Size Matters!

Size matters!

Ok, ok, ok… So, it doesn’t always matter. But, now that I have your attention, let’s talk rugs!

Your rug can be what centres and completes your living and dining rooms and you shouldn’t just leave it at that. Where do your feet land when you step out of bed? What leads you down the hall and quietens your footfall when you’re trying to sneak in after a big night (a totally big concern when growing up, right)? 

As much as you want to show off your flooring in a new build, an area rug on flooring like hardwood, laminate, tile or stone will warm your home, greatly reduce noise and protect your floors. Now, if you’re renting, you’re probably stuck with some pretty horrendous carpet or tiles. Bringing a rug in will add instant personality to the home while effortlessly defining your space and if you’re stuck in a house that’s filled with dark fugly carpet, a light-coloured rug will 100% brighten up the area. Read further on how to decorate your rentals here.

Once you’ve figured out what areas in your house need a rug, you’re going to hit a little road block - Actually having to choose a rug, dun dun DUUUUN.

Beyond what patterns or colours you’re after, you need to know how they are crafted. Here is a list of the various ways your rug has been created and how they affect your home and the feel underfoot. 

Hand-made VS Machine-made

Besides a higher price tag, a hand-made rug is going to generally be of a higher quality than that of a machine rug. A quality hand-woven/tufted/knotted/flat weave rug has been created over a substantial length of time by a rug artisan on specially designed looms or knotted by hand and should be considered a piece of art in its own right. These rugs should last a lifetime, are made from natural materials like wool, cotton or silk and over time, your handmade rug will develop a kind of patina which can’t be duplicated on a machine-made one. BUT! As with a lot of nice things (and priced high enough for our breath to catch a little in our throat), we can’t all justify spending thousands of dollars on something we will be throwing on the floor to stomp all over. 

Step right up, machine-made rugs! Produced in almost a matter of hours rather than years, these bad-boys are made most commonly with synthetic materials, wool or a combination of natural and synthetics. These rugs are suited for practically anywhere (like high traffic areas) and are churned out in a whole bunch of colours and patterns that you can get at a considerably lower price point than that of a hand-made rug.

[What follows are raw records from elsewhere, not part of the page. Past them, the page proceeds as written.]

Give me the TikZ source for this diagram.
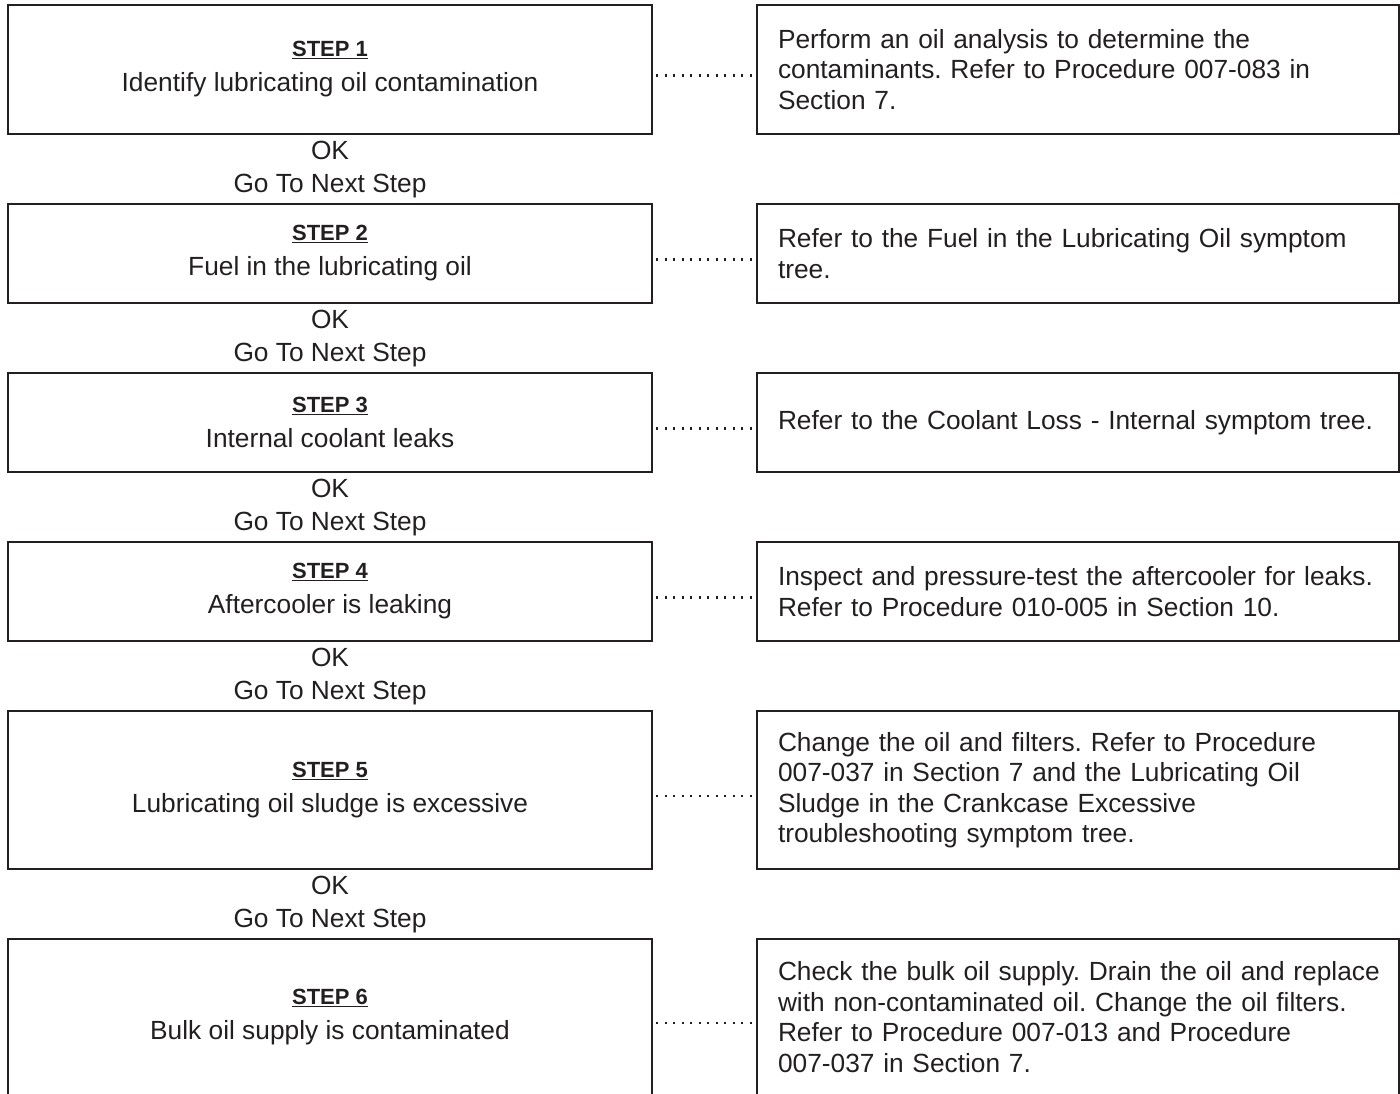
\documentclass[tikz,border=0pt]{standalone}
\usepackage{fontspec}
\setmainfont{Liberation Sans}
\frenchspacing
\hyphenpenalty=10000
\exhyphenpenalty=10000
\definecolor{ink}{HTML}{231F20}
\newcommand{\steplabel}[1]{{\fontsize{22}{26}\selectfont\bfseries\underline{#1}}}
\begin{document}
\begin{tikzpicture}[x=1pt, y=-1pt,
    stepbox/.style={draw=ink, line width=2pt, minimum width=644pt, align=center,
        inner sep=0pt, text=ink, font=\fontsize{26.3}{31}\selectfont},
    actionbox/.style={draw=ink, line width=2pt, minimum width=642pt, align=left,
        inner sep=0pt, text=ink, text width=600pt, font=\fontsize{26.3}{30.5}\selectfont},
    okmark/.style={align=center, text=ink, font=\fontsize{26.3}{33}\selectfont},
    leader/.style={ink, line width=2.3pt, dash pattern=on 2.2pt off 6.3pt}]
    \useasboundingbox (0,0) rectangle (1400,1093);

    % left column: steps
    \node[stepbox, minimum height=129pt] (s1) at (330,69.5) {\steplabel{STEP 1}\\[4pt] Identify lubricating oil contamination};
    \node[stepbox, minimum height=99pt] (s2) at (330,253.5) {\steplabel{STEP 2}\\[4pt] Fuel in the lubricating oil};
    \node[stepbox, minimum height=99pt] (s3) at (330,422.5) {\steplabel{STEP 3}\\[4pt] Internal coolant leaks};
    \node[stepbox, minimum height=99pt] (s4) at (330,591.5) {\steplabel{STEP 4}\\[4pt] Aftercooler is leaking};
    \node[stepbox, minimum height=158pt] (s5) at (330,790) {\steplabel{STEP 5}\\[4pt] Lubricating oil sludge is excessive};
    \node[stepbox, minimum height=156pt] (s6) at (330,1017) {\steplabel{STEP 6}\\[4pt] Bulk oil supply is contaminated};

    % OK labels between steps
    \node[okmark] (ok1) at (330,170) {OK\\Go To Next Step};
    \node[okmark] (ok2) at (330,339) {OK\\Go To Next Step};
    \node[okmark] (ok3) at (330,508) {OK\\Go To Next Step};
    \node[okmark] (ok4) at (330,677) {OK\\Go To Next Step};
    \node[okmark] (ok5) at (330,905) {OK\\Go To Next Step};

    % right column: actions
    \node[actionbox, minimum height=129pt] (a1) at (1078,69.5) {Perform an oil analysis to determine the\\contaminants. Refer to Procedure 007-083 in\\Section 7.};
    \node[actionbox, minimum height=99pt] (a2) at (1078,253.5) {Refer to the Fuel in the Lubricating Oil symptom\\tree.};
    \node[actionbox, minimum height=99pt] (a3) at (1078,422.5) {Refer to the Coolant Loss - Internal symptom tree.};
    \node[actionbox, minimum height=99pt] (a4) at (1078,591.5) {Inspect and pressure-test the aftercooler for leaks.\\Refer to Procedure 010-005 in Section 10.};
    \node[actionbox, minimum height=158pt] (a5) at (1078,790) {Change the oil and filters. Refer to Procedure\\007-037 in Section 7 and the Lubricating Oil\\Sludge in the Crankcase Excessive\\troubleshooting symptom tree.};
    \node[actionbox, minimum height=156pt] (a6) at (1078,1017) {\mbox{Check the bulk oil supply. Drain the oil and replace}\\with non-contaminated oil. Change the oil filters.\\Refer to Procedure 007-013 and Procedure\\007-037 in Section 7.};

    % dotted leaders
    \draw[leader] ([xshift=3pt, yshift=-6pt]s1.east) -- ([xshift=-3pt, yshift=-6pt]a1.west);
    \draw[leader] ([xshift=3pt, yshift=-6pt]s2.east) -- ([xshift=-3pt, yshift=-6pt]a2.west);
    \draw[leader] ([xshift=3pt, yshift=-6pt]s3.east) -- ([xshift=-3pt, yshift=-6pt]a3.west);
    \draw[leader] ([xshift=3pt, yshift=-6pt]s4.east) -- ([xshift=-3pt, yshift=-6pt]a4.west);
    \draw[leader] ([xshift=3pt, yshift=-6pt]s5.east) -- ([xshift=-3pt, yshift=-6pt]a5.west);
    \draw[leader] ([xshift=3pt, yshift=-6pt]s6.east) -- ([xshift=-3pt, yshift=-6pt]a6.west);
\end{tikzpicture}
\end{document}
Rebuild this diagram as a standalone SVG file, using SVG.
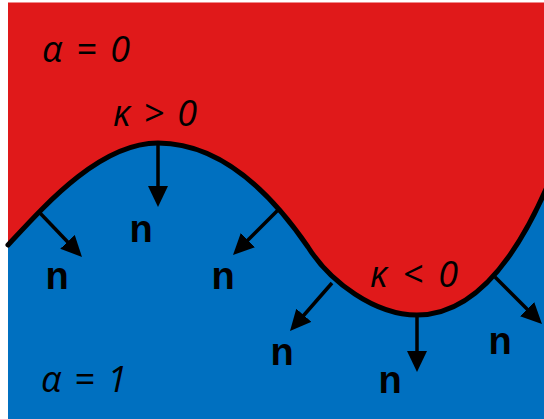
<svg xmlns="http://www.w3.org/2000/svg" width="544" height="419" viewBox="0 0 544 419">
  <style>
    .lbl { font-family: "Open Sans", "Liberation Sans", sans-serif; font-style: italic; font-size: 36px; fill: #000; }
    .n { font-family: "Liberation Sans", Arial, sans-serif; font-weight: bold; font-size: 38px; fill: #000; text-anchor: middle; }
    .arrow { stroke: #000; stroke-width: 3.5; fill: none; marker-end: url(#ah); }
    .iface { stroke: #000; stroke-width: 5; fill: none; stroke-linecap: round; stroke-linejoin: round; }
  </style>
  <defs>
    <marker id="ah" markerUnits="userSpaceOnUse" markerWidth="22" markerHeight="22" refX="9" refY="10" orient="auto">
      <path d="M0,0 L21,10 L0,20 Z" fill="#000"/>
    </marker>
  </defs>
  <rect width="544" height="419" fill="#ffffff"/>
  <g id="phase-alpha0">
    <rect x="8" y="2.5" width="536" height="416.5" fill="#E0191A"/>
  </g>
  <g id="phase-alpha1">
    <path d="M8,245 C45,205 100,143 158,143 C212,143 262,180 308,247 C330,282 375,315 417,315 C465,315 510,275 550,180 L550,419 L8,419 Z" fill="#0070C0"/>
  </g>
  <g id="interface">
    <path class="iface" d="M8,245 C45,205 100,143 158,143 C212,143 262,180 308,247 C330,282 375,315 417,315 C465,315 510,275 550,180"/>
  </g>
  <g id="connectors">
    <line class="arrow" x1="40" y1="213" x2="73.7" y2="248.3"/>
    <line class="arrow" x1="158" y1="143" x2="158" y2="195"/>
    <line class="arrow" x1="278" y1="210" x2="241.5" y2="246.5"/>
    <line class="arrow" x1="332" y1="283" x2="297.9" y2="322"/>
    <line class="arrow" x1="417" y1="315" x2="417" y2="360"/>
    <line class="arrow" x1="495" y1="277" x2="533.5" y2="315.5"/>
  </g>
  <g id="labels">
    <text class="lbl" x="42" y="62" textLength="88" lengthAdjust="spacing">α = 0</text>
    <text class="lbl" x="113" y="126" textLength="84" lengthAdjust="spacing">κ &gt; 0</text>
    <text class="lbl" x="370" y="287" textLength="88" lengthAdjust="spacing">κ &lt; 0</text>
    <text class="lbl" x="41" y="392" textLength="86" lengthAdjust="spacing">α = 1</text>
  </g>
  <g id="normals">
    <text class="n" x="57" y="289">n</text>
    <text class="n" x="141" y="242">n</text>
    <text class="n" x="223" y="289">n</text>
    <text class="n" x="282" y="365">n</text>
    <text class="n" x="390" y="393">n</text>
    <text class="n" x="500" y="354">n</text>
  </g>
</svg>
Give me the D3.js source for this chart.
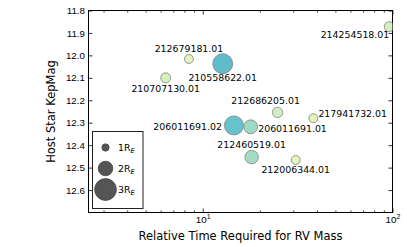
<!DOCTYPE html>
<html>
<head>
<meta charset="utf-8">
<script src="https://cdn.jsdelivr.net/npm/d3@7"></script>
<style>
    body { margin: 0; background: #fff; }
    svg { font-family: "DejaVu Sans", sans-serif; }
</style>
</head>
<body>
<div id="chart"></div>
<script>
// planet candidates
var names = ["212679181.01", "210558622.01", "210707130.01", "206011691.02", "206011691.01",
             "212460519.01", "212686205.01", "217941732.01", "214254518.01", "212006344.01"];
var relTime = [8.46, 12.74, 6.38, 14.6, 17.9, 18.1, 24.8, 38.3, 96.1, 30.9];
var kepMag = [12.016, 12.037, 12.10, 12.312, 12.318, 12.453, 12.254, 12.28, 11.872, 12.466];
var radius = [1.23, 2.74, 1.37, 2.62, 1.9, 1.85, 1.42, 1.23, 1.37, 1.23];

var yTicks = [11.8, 11.9, 12.0, 12.1, 12.2, 12.3, 12.4, 12.5, 12.6];
var legendSizes = [1, 2, 3];

// label placement around each point: dx, dy, anchor
var labelPos = [
    [0, -10, "middle"], [0, 14, "middle"], [0, 11, "middle"], [-12, 1, "end"], [7.5, 1.5, "start"],
    [0, -12, "middle"], [-12, -12, "middle"], [5, -5, "start"], [0, 8, "end"], [0, 10, "middle"]
];

var margin = {top: 10.5, right: 14.5, bottom: 34.5, left: 88.5},
    width = 407 - margin.left - margin.right,
    height = 247 - margin.top - margin.bottom;

var svg = d3.select("#chart")
    .append("svg")
    .attr("width", 407)
    .attr("height", 247)
    .append("g")
    .attr("transform", "translate(" + margin.left + "," + margin.top + ")");

var xScale = d3.scaleLog().domain([2.5, 100]).range([0, width]);
var yScale = d3.scaleLinear().domain([11.8, 12.7]).range([0, height]);
var rScale = d3.scaleLinear().domain([0, 3]).range([0, 10.9]);
var color = d3.scaleSequentialLog(d3.interpolateYlGnBu).domain([0.82, 8.9]);

var xMajor = [10, 100];
var xMinor = [];
[1, 10].forEach(function(dec) {
    for (var k = 2; k < 10; k++) {
        if (k * dec >= 2.5) xMinor.push(k * dec);
    }
});

// axes, ticks pointing inward on all four sides
function styleAxis(g) {
    g.select(".domain").remove();
    g.selectAll(".tick line").attr("stroke", "#000").attr("stroke-width", 0.8);
    g.selectAll(".tick text").attr("fill", "#000");
}

svg.append("g")
    .attr("transform", "translate(0," + height + ")")
    .call(d3.axisBottom(xScale).tickValues(xMinor).tickSize(-2).tickFormat(""))
    .call(styleAxis);

svg.append("g")
    .attr("transform", "translate(0," + height + ")")
    .call(d3.axisBottom(xScale).tickValues(xMajor).tickSize(-4).tickPadding(4))
    .call(styleAxis)
    .selectAll(".tick text")
    .attr("font-size", 9.8)
    .each(function(d) {
        var t = d3.select(this).text("");
        t.append("tspan").text("10");
        t.append("tspan").attr("dy", -4).attr("font-size", 7).text(Math.round(Math.log10(d)));
    });

svg.append("g")
    .call(d3.axisTop(xScale).tickValues(xMinor).tickSize(-2).tickFormat(""))
    .call(styleAxis);
svg.append("g")
    .call(d3.axisTop(xScale).tickValues(xMajor).tickSize(-4).tickFormat(""))
    .call(styleAxis);

svg.append("g")
    .call(d3.axisLeft(yScale).tickValues(yTicks).tickSize(-4).tickPadding(3.5).tickFormat(d3.format(".1f")))
    .call(styleAxis)
    .selectAll(".tick text")
    .attr("font-size", 9.8);

svg.append("g")
    .attr("transform", "translate(" + width + ",0)")
    .call(d3.axisRight(yScale).tickValues(yTicks).tickSize(-4).tickFormat(""))
    .call(styleAxis);

svg.append("rect")
    .attr("width", width)
    .attr("height", height)
    .attr("fill", "none")
    .attr("stroke", "#000")
    .attr("stroke-width", 1);

// axis titles
svg.append("text")
    .attr("x", width / 2)
    .attr("y", height + 27.5)
    .attr("text-anchor", "middle")
    .attr("font-size", 11.5)
    .text("Relative Time Required for RV Mass");

svg.append("text")
    .attr("transform", "translate(-34," + (height / 2) + ") rotate(-90)")
    .attr("text-anchor", "middle")
    .attr("font-size", 11.5)
    .text("Host Star KepMag");

svg.append("clipPath")
    .attr("id", "clip")
    .append("rect")
    .attr("width", width)
    .attr("height", height);

var df = names.map(function(n, i) {
    return {name: n, t: relTime[i], mag: kepMag[i], r: radius[i], lab: labelPos[i]};
});

svg.append("g")
    .attr("clip-path", "url(#clip)")
    .selectAll(".dot")
    .data(df)
    .enter()
    .append("circle")
    .attr("class", "dot")
    .attr("cx", function(d) { return xScale(d.t); })
    .attr("cy", function(d) { return yScale(d.mag); })
    .attr("r", function(d) { return rScale(d.r); })
    .style("fill", function(d) { return color(d.r); })
    .style("fill-opacity", 0.85)
    .style("stroke", "#808080")
    .style("stroke-width", 0.8);

svg.selectAll(".lbl")
    .data(df)
    .enter()
    .append("text")
    .attr("class", "lbl")
    .attr("x", function(d) { return xScale(d.t) + d.lab[0]; })
    .attr("y", function(d) { return yScale(d.mag) + d.lab[1]; })
    .attr("dy", "0.35em")
    .attr("text-anchor", function(d) { return d.lab[2]; })
    .attr("font-size", 9.4)
    .text(function(d) { return d.name; });

// size legend
var legend = svg.append("g")
    .attr("transform", "translate(4,121)");

legend.append("rect")
    .attr("width", 50.5)
    .attr("height", 77)
    .attr("fill", "#fff")
    .attr("stroke", "#222")
    .attr("stroke-width", 1);

var items = legend.selectAll(".item")
    .data(legendSizes)
    .enter()
    .append("g")
    .attr("class", "item")
    .attr("transform", function(d, i) { return "translate(13," + (16 + i * 21) + ")"; });

items.append("circle")
    .attr("r", function(d) { return rScale(d); })
    .attr("fill", "#555")
    .attr("stroke", "#444")
    .attr("stroke-width", 0.8);

var lt = items.append("text")
    .attr("x", 12.5)
    .attr("dy", "0.35em")
    .attr("font-size", 9.4);
lt.append("tspan").text(function(d) { return d + "R"; });
lt.append("tspan")
    .attr("dy", 2.5)
    .attr("font-size", 6.8)
    .attr("font-style", "italic")
    .text("E");
</script>
</body>
</html>
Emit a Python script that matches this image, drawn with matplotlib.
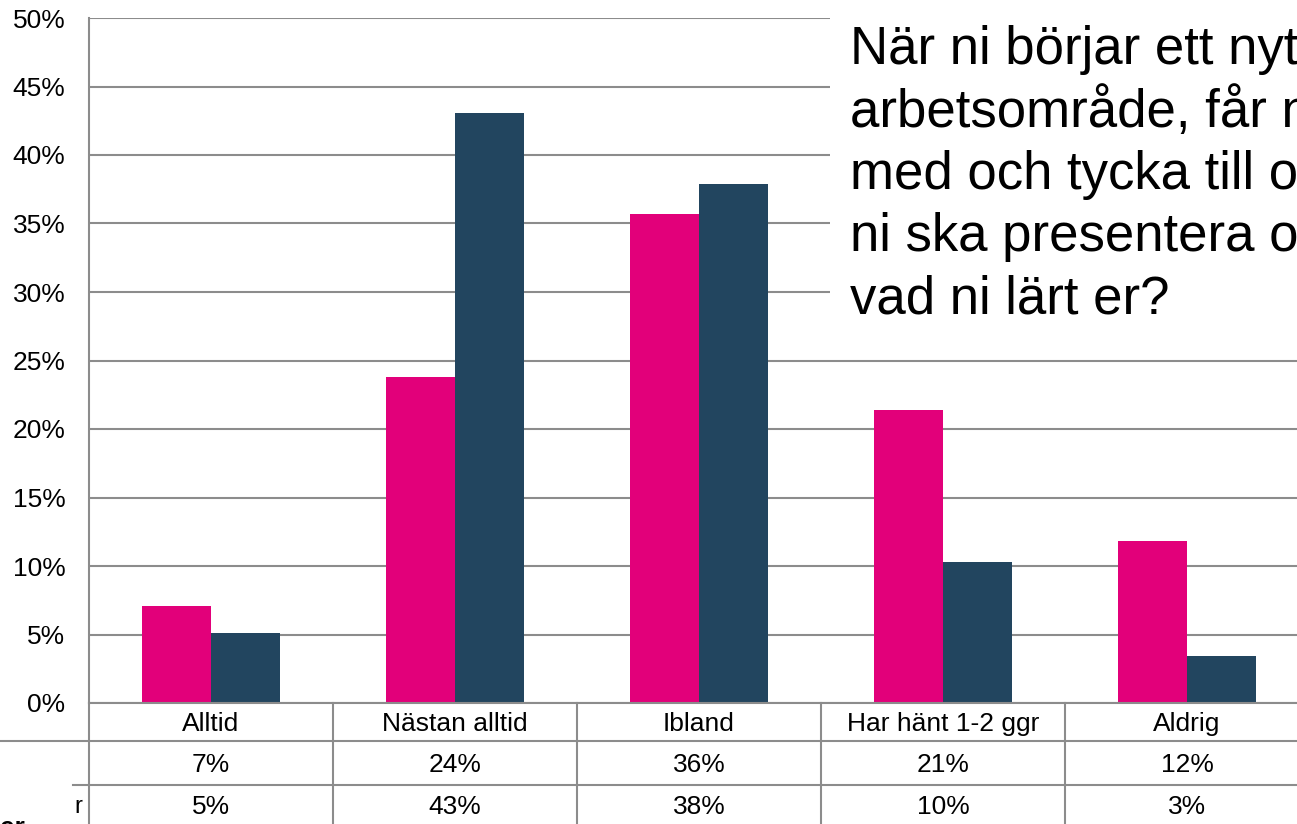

Annnnd, finally… How big is it?

Furniture, shape and space - three things that you need to consider when choosing the size of your rug. One of the biggest mistakes I’ve seen in my career is the use of too a small a rug if not a complete lack of rug. Idiot proof your decision making by chucking some painters tape down.

Here are some images with examples so that you can go off and get your super cool rug in the right size!

Large Scale Rug

All furniture and feet on top of rug.
Large scale rug example | Hansel Gretel Australia
When you want all of your furniture on top of your rug you should organise all of your stuff in the layout that works for your room and measure around with at least 15cm (6in) extending around the furniture. This will make your space look larger than it actually is.
You’ll find this layout to be great for open living spaces as it requires quite a large rug and really anchors an area. If your rug is touching the walls, it’s too friggen big – You’re trying to define an area, not swamp it. This has got to be my favourite use of a rug as it defines a seating area and conversation area while looking unified. It’s also my favourite when it comes to dining tables with rugs and you can read our blog on using rugs under dining tables here.

Medium Scale Rug

Commonly used size rug with front feet of furniture sitting on top
Medium scale rug example | Hansel Gretel Australia

Is your space compact enough that you have furniture against the wall?  Then you’re going to need to have the front legs of your sofas and armchairs sitting on the rug to create a good sense of proportion. This is another case of having 15cm (6in) extending somewhere, but this time, under the legs of your furniture.

Small Scale Rug

Generally used for small apartments or very tight spaces - no legs on rug
Small scale rug example | Hansel Gretel Australia

Now, for those extra small or narrow spaces, we’re going to want to play with the rooms scale and make it look larger. Base your rug on the interior dimensions and the available seating. You’re going to need to use your negative space for your furniture to sit in. Your furniture can be legs touching or spaced out from the rug to really widen up the scale of the space you have here.